2.      Matriks, Model, dan Varian
Puisi “Manusia Pertama di Luar Angkasa” karya Subayo Sastrowardoyo ini banyak mengemukakan hal secara oposisional, seperti baris (26) dan (27). Selain itu, ada baris-baris lain yang merepresentasikan bumi yang dioposisikan dengan langit atau ruang angkasa, ada baris-baris yang merepresentasikan hubungan personal yang intim antara manusia yang dioposisikan dengan kesendirian yang merepresentasikan individualisme dan segala tata nilai masyarakat modern dan industrial yang disebutkan di atas, dan ada pula baris-baris yang merepresentasikan perasaan, imajinasi, cita-cita, kenangan yang dioposisikan dengan kenyataan yang bersifat material dan fisikal. Kesemua oposisi itu merupakan varian dari matriks yang sama, yang tidak muncul secara linier di dalam teks, yaitu oposisi antara kebudayaan modern yang invidiualistik, materialistik, rasional dengan kebudayaan tradisional yang komunal, spiritualistik, dan mengutamakan perasaan.

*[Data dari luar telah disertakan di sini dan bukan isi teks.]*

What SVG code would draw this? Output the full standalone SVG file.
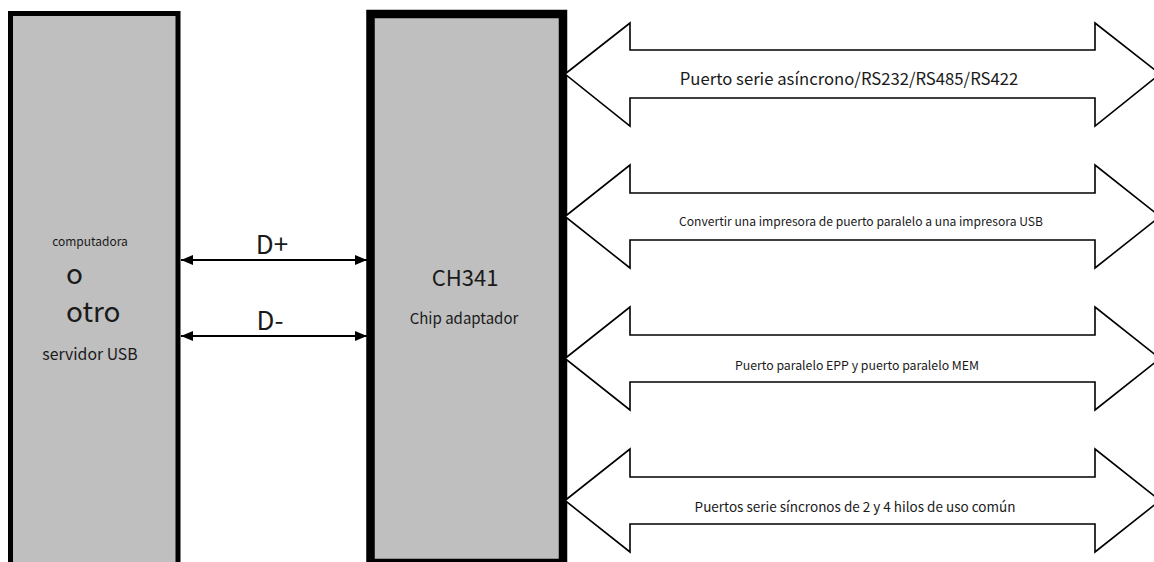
<svg xmlns="http://www.w3.org/2000/svg" width="1154" height="562" viewBox="0 0 1154 562">
<defs>
<style>
.box{fill:#bfbfbf;stroke:#000}
.t{font-family:"Noto Sans CJK SC","Noto Sans",sans-serif;fill:#1a1a1a}
.m{text-anchor:middle}
.bus{fill:#fff;stroke:#000;stroke-width:1.6;stroke-linejoin:miter}
.line{stroke:#000;stroke-width:2;fill:none}
</style>
<marker id="ah" viewBox="0 0 12 10" refX="12" refY="5" markerWidth="12" markerHeight="10" markerUnits="userSpaceOnUse" orient="auto-start-reverse">
<path d="M0,0 L12,5 L0,10 z" fill="#000"/>
</marker>
</defs>
<rect width="1154" height="562" fill="#fff"/>
<g id="host">
<rect class="box" x="10.5" y="13.5" width="167.5" height="570" stroke-width="5"/>
<text class="t m" x="90" y="246" font-size="12">computadora</text>
<text class="t" x="66" y="284" font-size="28">o</text>
<text class="t" x="66" y="322" font-size="28">otro</text>
<text class="t m" x="90" y="360" font-size="15.8">servidor USB</text>
</g>
<g id="ch341">
<rect class="box" x="370.5" y="14" width="192.5" height="549" stroke-width="8.5"/>
<text class="t m" x="465" y="286" font-size="22">CH341</text>
<text class="t m" x="464" y="324" font-size="15">Chip adaptador</text>
</g>
<g id="connectors">
<line class="line" x1="181" y1="260" x2="367" y2="260" marker-start="url(#ah)" marker-end="url(#ah)"/>
<line class="line" x1="181" y1="336" x2="367" y2="336" marker-start="url(#ah)" marker-end="url(#ah)"/>
<text class="t m" x="272" y="254" font-size="26">D+</text>
<text class="t m" x="270" y="330" font-size="26">D-</text>
</g>
<g id="bus1">
<path class="bus" d="M565,74 L630,23 L630,50 L1095,50 L1095,23 L1160,74 L1095,126 L1095,98 L630,98 L630,126 Z"/>
<text class="t m" x="849" y="85" font-size="16.7">Puerto serie asíncrono/RS232/RS485/RS422</text>
</g>
<g id="bus2">
<path class="bus" d="M565,216.5 L630,165 L630,193 L1095,193 L1095,165 L1160,216.5 L1095,268 L1095,240 L630,240 L630,268 Z"/>
<text class="t m" x="861" y="226" font-size="12.1">Convertir una impresora de puerto paralelo a una impresora USB</text>
</g>
<g id="bus3">
<path class="bus" d="M565,358.5 L630,307 L630,335 L1095,335 L1095,307 L1160,358.5 L1095,410 L1095,382 L630,382 L630,410 Z"/>
<text class="t m" x="857" y="370" font-size="12.3">Puerto paralelo EPP y puerto paralelo MEM</text>
</g>
<g id="bus4">
<path class="bus" d="M565,500.5 L630,449 L630,477 L1095,477 L1095,449 L1160,500.5 L1095,552 L1095,524 L630,524 L630,552 Z"/>
<text class="t m" x="855" y="512" font-size="13.5">Puertos serie síncronos de 2 y 4 hilos de uso común</text>
</g>
</svg>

3.      Hipogram: intertekstualitas
Matriks oposisi antara kebudayaan modern yang invidiualistik, materialistik, rasional dengan kebudayaan tradisional yang komunal, spiritualistik, dan mengutamakan perasaan ini dapat sekaligus berupa hipogram. Hanya saja, hipogram untuk matriks yang demikian sudah sangat banyak, terdiri dari banyak teks dengan aneka ragam genre. Salah satu hipogram tekstual yang banyak dikutip adalah teks yang menyatakan bahwa modernisasi merupakan “pont of no return”.